Books to strand your kids in
I made a vague offer to run an RPG for some of the kids in my family’s younger generation, and have yet to follow through. I have no doubt that I could just wing a simple D&D adventure and we’d have fun. I will do that sometime. I should set a date.
I have another idea, though.
My plan is to run a game of Fate. The player characters will be winners of the lottery (think “draft,” not “numbers racket”), conscripted into service troubleshooting for the Great Library. The Great Library’s troubleshooters are in many ways ripped off of the Jurisfiction group in the Thursday Next books. If that doesn’t help: they are fictional characters, living in a world populated by other fictional characters. The Great Library is an imaginary place where every revision of a book is shelved, and all of its characters are free to intermingle. The specifics of how all this works can be hand-waved. I may obsess over it at length, but I know the group of grade schoolers at the table will not get too nit-picky about everything… at least not at first, anyway.
Every character in the game will be a fictional character. The player characters, for example, will have a boss who is in charge of their assignments. This will probably be Albus Dumbledore. One early assignment may be to find out who has stolen the treasure from Long John Silver’s chest and reburied it, thus threatening the integrity of the story. The thief may end up being Sir Harry Flashman. And so on.

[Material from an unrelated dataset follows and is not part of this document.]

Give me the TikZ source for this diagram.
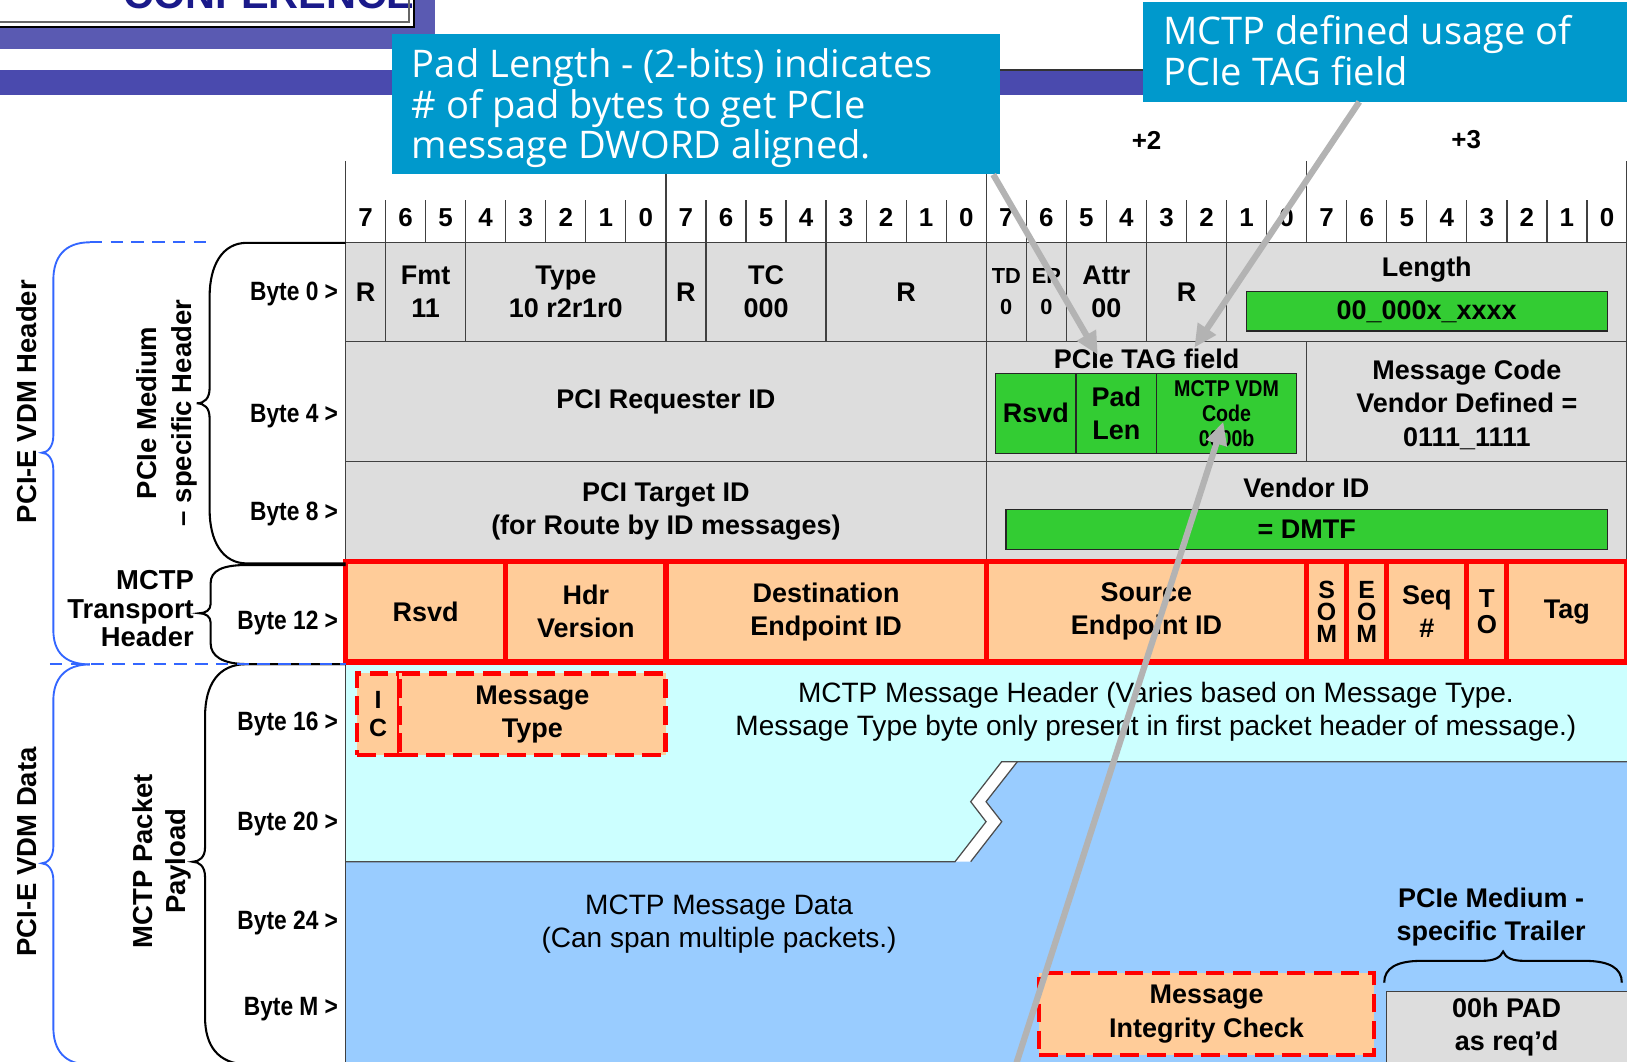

The player characters will also be fictional characters, but the kids don’t get off that easy. They don’t get to pick Percy Jackson, Laura Ingalls, Jem, and Green Lantern (and yes, those are my predictions for the choices if they could). Instead, their character sheet will have a slot for the name of the book from which they spring, and maybe the name of the antagonist (or protagonist, if one cleverly asks to play the bad guy).
Apart from seeming just generally fun, this should be a way I can introduce some worthwhile stories or characters to the kids. They can help Sherlock solve a case, rescue a marooned Huck Finn, or deal with a reprogrammed Chip Carson. It should also be fun to play with genre-mixing, for both me and the kids.
What I need to do next is compile a list of adventure plots, or even just characters and books that would be fun to use — both ones that the kids know and don’t know. Suggestions welcome!